Collected data –
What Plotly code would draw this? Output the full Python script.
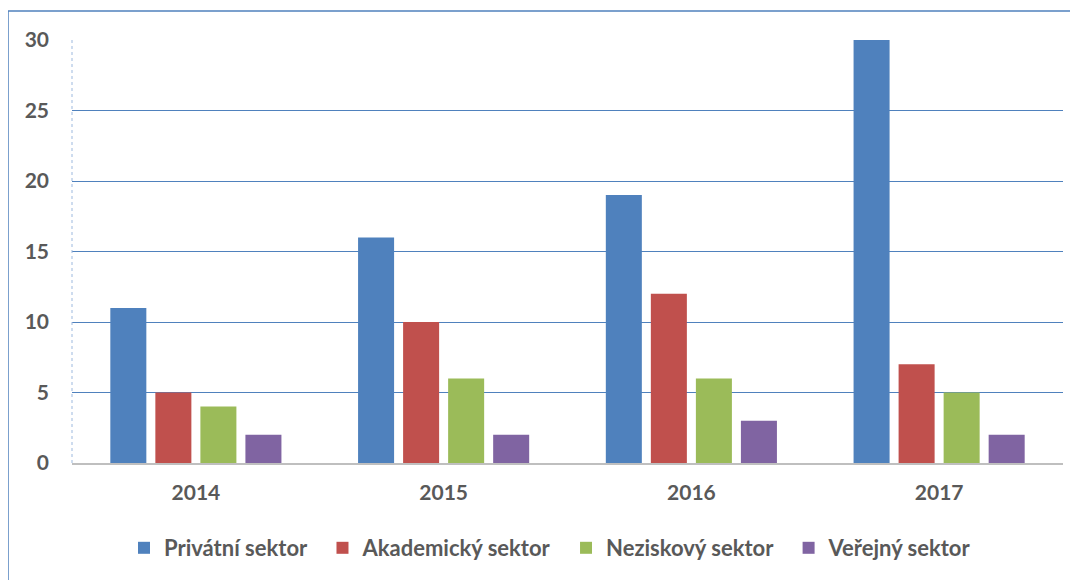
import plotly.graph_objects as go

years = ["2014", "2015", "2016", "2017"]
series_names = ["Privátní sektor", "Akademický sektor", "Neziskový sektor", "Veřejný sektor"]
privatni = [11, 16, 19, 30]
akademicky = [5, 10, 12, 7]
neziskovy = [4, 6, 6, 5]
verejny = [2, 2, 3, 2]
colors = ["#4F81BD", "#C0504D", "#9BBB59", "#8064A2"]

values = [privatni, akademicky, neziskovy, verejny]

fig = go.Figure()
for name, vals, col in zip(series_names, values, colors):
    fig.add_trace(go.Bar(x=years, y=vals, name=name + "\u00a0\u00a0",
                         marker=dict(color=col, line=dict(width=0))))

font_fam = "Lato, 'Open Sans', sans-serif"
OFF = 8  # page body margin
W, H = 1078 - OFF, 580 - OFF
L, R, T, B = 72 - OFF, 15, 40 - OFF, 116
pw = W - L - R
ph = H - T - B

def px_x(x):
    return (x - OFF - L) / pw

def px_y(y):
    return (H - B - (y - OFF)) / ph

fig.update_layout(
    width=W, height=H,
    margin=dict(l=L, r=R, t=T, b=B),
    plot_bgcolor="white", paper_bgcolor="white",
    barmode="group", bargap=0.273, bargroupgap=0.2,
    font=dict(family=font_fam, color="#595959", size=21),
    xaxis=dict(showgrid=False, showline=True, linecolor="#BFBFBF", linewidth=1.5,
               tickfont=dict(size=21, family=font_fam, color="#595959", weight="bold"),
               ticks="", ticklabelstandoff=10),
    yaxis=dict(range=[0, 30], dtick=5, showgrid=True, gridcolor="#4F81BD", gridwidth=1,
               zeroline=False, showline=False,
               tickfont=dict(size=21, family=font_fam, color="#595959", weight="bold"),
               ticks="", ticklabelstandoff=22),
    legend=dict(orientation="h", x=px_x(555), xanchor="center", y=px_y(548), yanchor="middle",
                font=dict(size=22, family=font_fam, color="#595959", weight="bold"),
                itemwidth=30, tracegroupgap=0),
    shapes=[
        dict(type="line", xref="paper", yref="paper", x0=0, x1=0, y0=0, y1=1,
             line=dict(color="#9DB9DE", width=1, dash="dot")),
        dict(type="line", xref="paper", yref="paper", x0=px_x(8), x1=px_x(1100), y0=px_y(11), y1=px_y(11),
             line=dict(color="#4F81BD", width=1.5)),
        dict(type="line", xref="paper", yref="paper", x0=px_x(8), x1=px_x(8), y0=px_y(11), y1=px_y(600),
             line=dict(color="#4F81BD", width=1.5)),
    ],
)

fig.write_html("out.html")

The task – Set down again, exactly, the lines of the material above from its first line to the one with "return (H - B - (y - OFF)) / ph", inclusive. Leave the pictures out.

Solution –
What Plotly code would draw this? Output the full Python script.
import plotly.graph_objects as go

years = ["2014", "2015", "2016", "2017"]
series_names = ["Privátní sektor", "Akademický sektor", "Neziskový sektor", "Veřejný sektor"]
privatni = [11, 16, 19, 30]
akademicky = [5, 10, 12, 7]
neziskovy = [4, 6, 6, 5]
verejny = [2, 2, 3, 2]
colors = ["#4F81BD", "#C0504D", "#9BBB59", "#8064A2"]

values = [privatni, akademicky, neziskovy, verejny]

fig = go.Figure()
for name, vals, col in zip(series_names, values, colors):
    fig.add_trace(go.Bar(x=years, y=vals, name=name + "\u00a0\u00a0",
                         marker=dict(color=col, line=dict(width=0))))

font_fam = "Lato, 'Open Sans', sans-serif"
OFF = 8  # page body margin
W, H = 1078 - OFF, 580 - OFF
L, R, T, B = 72 - OFF, 15, 40 - OFF, 116
pw = W - L - R
ph = H - T - B

def px_x(x):
    return (x - OFF - L) / pw

def px_y(y):
    return (H - B - (y - OFF)) / ph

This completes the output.